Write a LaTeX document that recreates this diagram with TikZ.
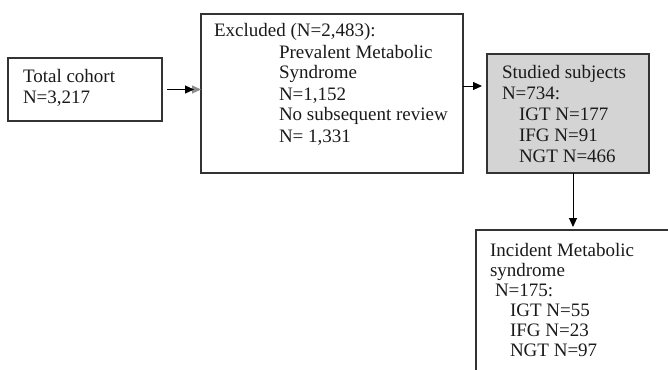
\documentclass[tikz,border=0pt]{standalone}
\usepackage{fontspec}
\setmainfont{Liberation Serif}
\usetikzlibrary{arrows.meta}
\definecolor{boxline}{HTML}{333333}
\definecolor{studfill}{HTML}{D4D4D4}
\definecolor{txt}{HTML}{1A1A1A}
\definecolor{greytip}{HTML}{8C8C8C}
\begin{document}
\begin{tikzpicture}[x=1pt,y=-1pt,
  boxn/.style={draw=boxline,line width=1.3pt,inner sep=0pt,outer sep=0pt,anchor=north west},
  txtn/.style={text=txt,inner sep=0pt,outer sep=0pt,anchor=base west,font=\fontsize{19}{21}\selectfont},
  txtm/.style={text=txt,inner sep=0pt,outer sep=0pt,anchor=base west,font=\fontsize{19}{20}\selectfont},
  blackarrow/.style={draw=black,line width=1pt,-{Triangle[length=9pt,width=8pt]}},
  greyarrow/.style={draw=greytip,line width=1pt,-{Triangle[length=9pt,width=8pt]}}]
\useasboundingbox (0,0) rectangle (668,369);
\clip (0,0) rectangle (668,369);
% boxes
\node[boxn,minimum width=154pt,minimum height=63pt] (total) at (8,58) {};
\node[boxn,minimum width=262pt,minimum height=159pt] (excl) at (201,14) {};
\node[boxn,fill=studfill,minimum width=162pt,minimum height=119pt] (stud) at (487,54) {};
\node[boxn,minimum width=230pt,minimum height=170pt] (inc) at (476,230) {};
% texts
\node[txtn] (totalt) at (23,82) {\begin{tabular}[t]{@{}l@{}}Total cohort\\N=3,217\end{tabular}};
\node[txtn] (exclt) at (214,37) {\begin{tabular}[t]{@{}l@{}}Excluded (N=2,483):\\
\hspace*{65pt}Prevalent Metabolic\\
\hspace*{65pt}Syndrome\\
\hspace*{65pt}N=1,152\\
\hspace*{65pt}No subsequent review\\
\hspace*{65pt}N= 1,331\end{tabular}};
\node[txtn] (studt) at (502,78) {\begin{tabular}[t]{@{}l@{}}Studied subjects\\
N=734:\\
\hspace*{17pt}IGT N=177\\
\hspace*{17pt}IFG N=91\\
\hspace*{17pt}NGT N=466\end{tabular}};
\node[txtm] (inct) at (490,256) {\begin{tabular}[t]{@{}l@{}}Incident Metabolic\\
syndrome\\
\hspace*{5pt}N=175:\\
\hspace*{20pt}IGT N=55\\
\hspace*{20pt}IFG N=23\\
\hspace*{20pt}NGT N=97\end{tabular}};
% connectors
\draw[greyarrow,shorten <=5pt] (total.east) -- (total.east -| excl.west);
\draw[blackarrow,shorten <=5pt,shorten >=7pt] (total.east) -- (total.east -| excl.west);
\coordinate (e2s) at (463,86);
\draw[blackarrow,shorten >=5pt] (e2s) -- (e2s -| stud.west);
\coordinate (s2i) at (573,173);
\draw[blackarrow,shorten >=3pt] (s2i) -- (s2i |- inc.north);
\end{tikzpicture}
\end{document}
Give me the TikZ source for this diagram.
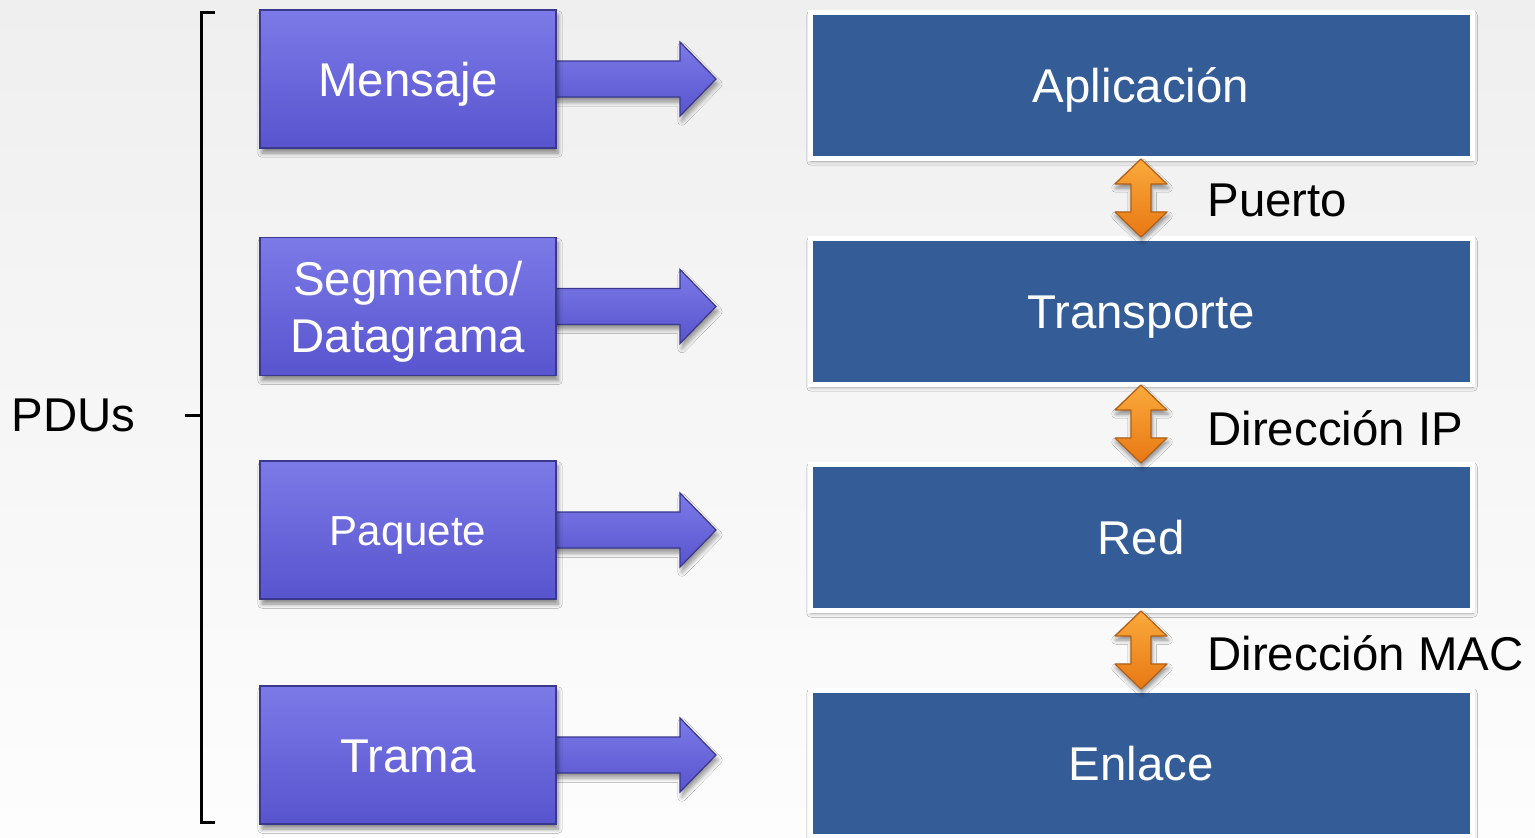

━━━━━━━━━━

**WHAT TO PRODUCE**
Show all lines from the data above in which the word "this" appears.

**RESPONSE BELOW**
Write a LaTeX document that recreates this diagram with TikZ.
Give me the TikZ source for this diagram.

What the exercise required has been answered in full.